On wikipedia I read about the continued fraction of the square root of 2:
$$1+\frac{1}{2+\frac{1}{2+\frac{1}{2+\frac{1}{…}}}}$$
The first convergents are $\frac{1}{1},\frac{3}{2},\frac{7}{5},\frac{17}{12},\frac{41}{29}$.
They say that if $\frac{p}{q}$ is one convergent, $\frac{p+2q}{p+q}$ will be the next.
This seems to be right, but is there a proof for it.
There also seems to be a recursive formula for the numerator and the denominator:
$a(n) = 2a(n-1) + a(n-2)$: the numerator is twice the last numerator plus the numerator before that one.
It's the same for the denominator, but with different starting values.

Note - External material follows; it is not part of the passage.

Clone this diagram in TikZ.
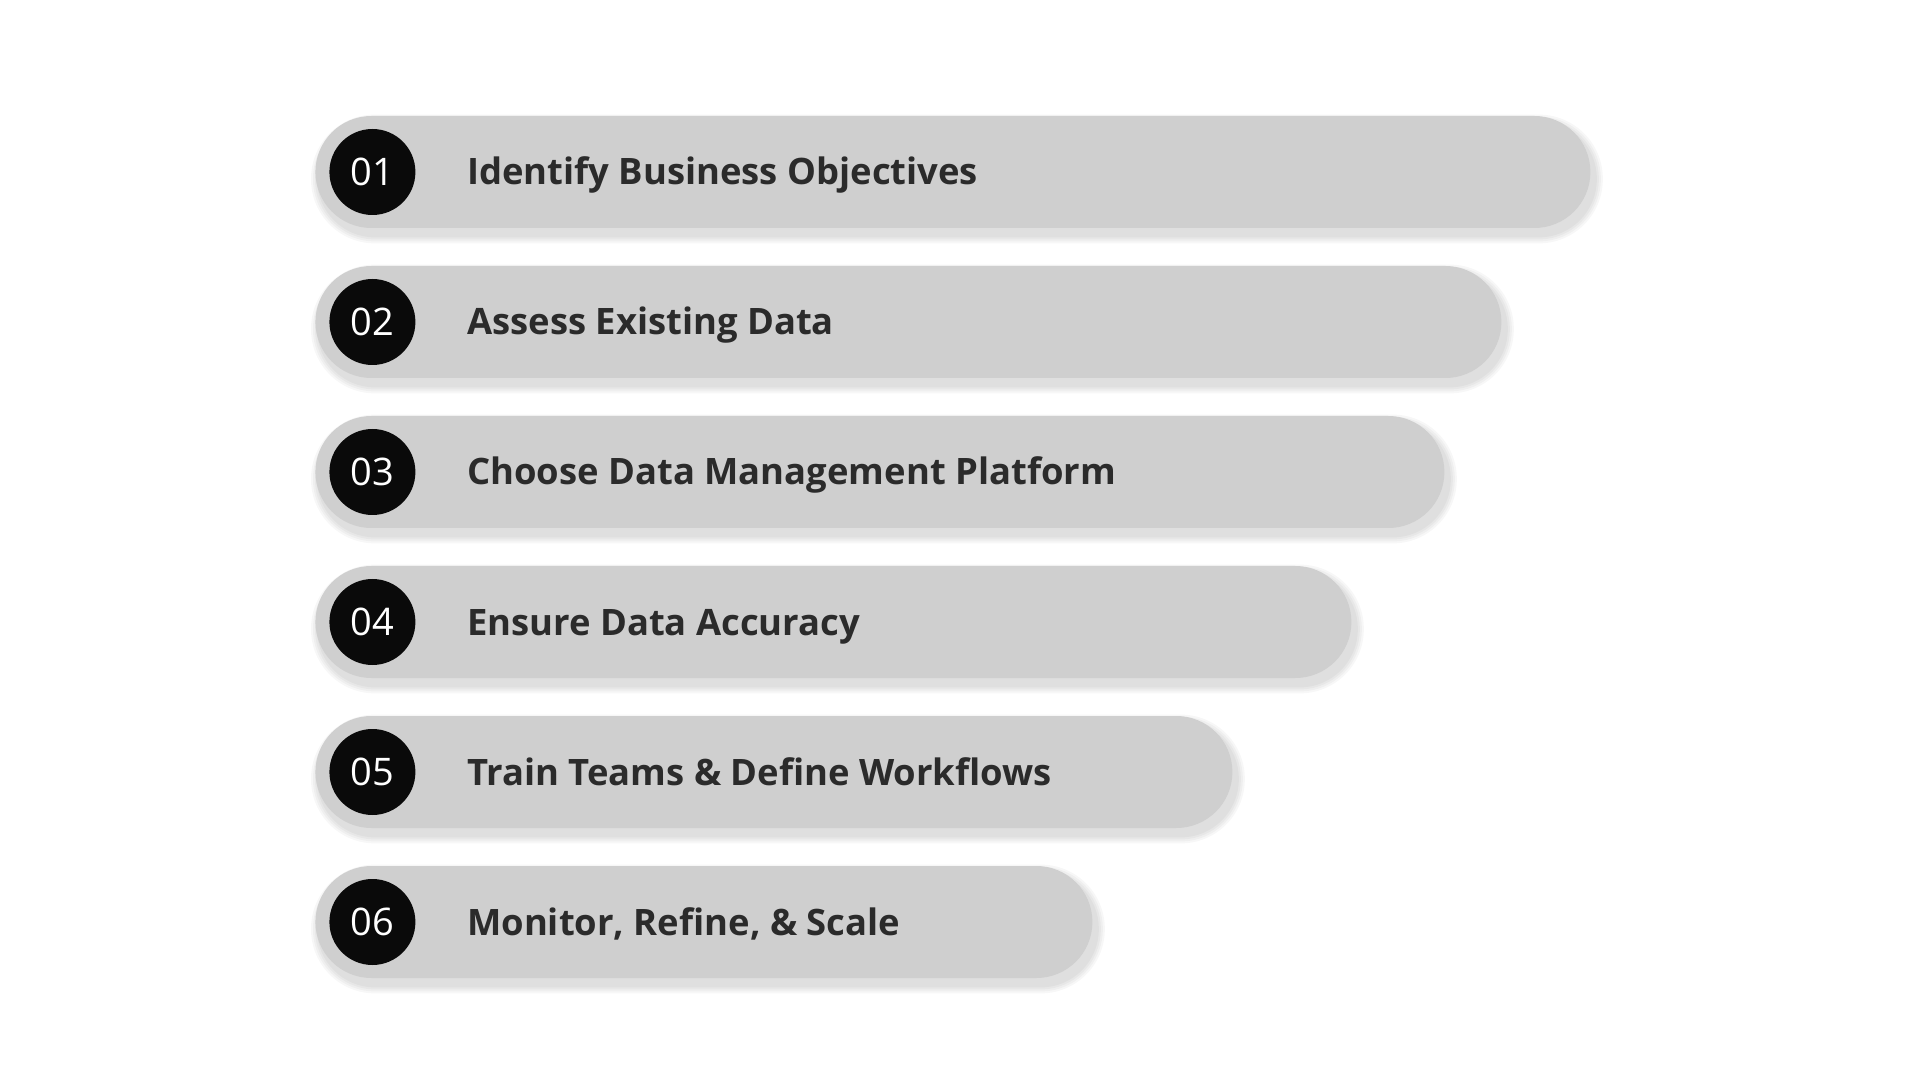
\documentclass[tikz,border=0pt]{standalone}
\usepackage{fontspec}
\setmainfont{Open Sans}
\usetikzlibrary{positioning,calc,backgrounds}
\definecolor{barfill}{HTML}{CFCFCF}
\definecolor{numfill}{HTML}{0A0A0A}
\definecolor{labeltext}{HTML}{2B2B2B}

\begin{document}
\begin{tikzpicture}[x=0.5pt,y=0.5pt,
    stepbar/.style={rectangle,rounded corners=28pt,fill=barfill,minimum height=56pt,inner sep=0pt,anchor=west},
    num/.style={circle,fill=numfill,text=white,minimum size=43pt,inner sep=0pt,font=\fontsize{19}{19}\selectfont},
    lbl/.style={inner sep=0pt,text=labeltext,text height=13pt,text depth=0pt,font=\fontsize{18.2}{18}\selectfont\bfseries},
    node distance=25.5pt
]
    \useasboundingbox (0,0) rectangle (1905,1072);
    \node[stepbar,minimum width=637.5pt] (b1) at (315,900) {};
    \node[stepbar,minimum width=593pt] (b2) at (315,750) {};
    \node[stepbar,minimum width=564.5pt] (b3) at (315,600) {};
    \node[stepbar,minimum width=518pt] (b4) at (315,450) {};
    \node[stepbar,minimum width=458.5pt] (b5) at (315,300) {};
    \node[stepbar,minimum width=388.5pt] (b6) at (315,150) {};
    \node[num,right=7pt of b1.west] (n1) {01};
    \node[num,right=7pt of b2.west] (n2) {02};
    \node[num,right=7pt of b3.west] (n3) {03};
    \node[num,right=7pt of b4.west] (n4) {04};
    \node[num,right=7pt of b5.west] (n5) {05};
    \node[num,right=7pt of b6.west] (n6) {06};
    \node[lbl,right=of n1] (l1) {Identify Business Objectives};
    \node[lbl,right=of n2] (l2) {Assess Existing Data};
    \node[lbl,right=of n3] (l3) {Choose Data Management Platform};
    \node[lbl,right=of n4] (l4) {Ensure Data Accuracy};
    \node[lbl,right=of n5] (l5) {Train Teams \& Define Workflows};
    \node[lbl,right=of n6] (l6) {Monitor, Refine, \& Scale};
    % soft shadow under each bar
    \begin{scope}[on background layer]
        \fill[white] (0,0) rectangle (1905,1072);
        \foreach \b in {b1,b2,b3,b4,b5,b6}
            \foreach \d in {2,4,...,8}
                \fill[black,opacity=0.03,rounded corners={28pt+0.5*\d pt}]
                    ($(\b.south west)+(4-\d,-7-\d)$) rectangle ($(\b.north east)+(4+\d,-7+\d)$);
    \end{scope}
\end{tikzpicture}
\end{document}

So is there a proof for these formulas?
Best Answer
Suppose one convergent is $\frac pq$
The key is to see that the next convergent can be written as $$1+\frac 1{1+\frac pq}=1+\frac q{p+q}=\frac {p+2q}{p+q}$$
Now we can set $p_n=p_{n-1}+2q_{n-1}$ and $q_n=p_{n-1}+q_{n-1}$ so that $p_{n-1}=q_n-q_{n-1}$ which means
$$p_n-p_{n-1}=(p_{n-1}+2q_{n-1})-(p_{n-2}+2q_{n-2})=p_{n-1}-p_{n-2}+2p_{n-2}$$
ie$$p_n=2p_{n-1}+p_{n-2}$$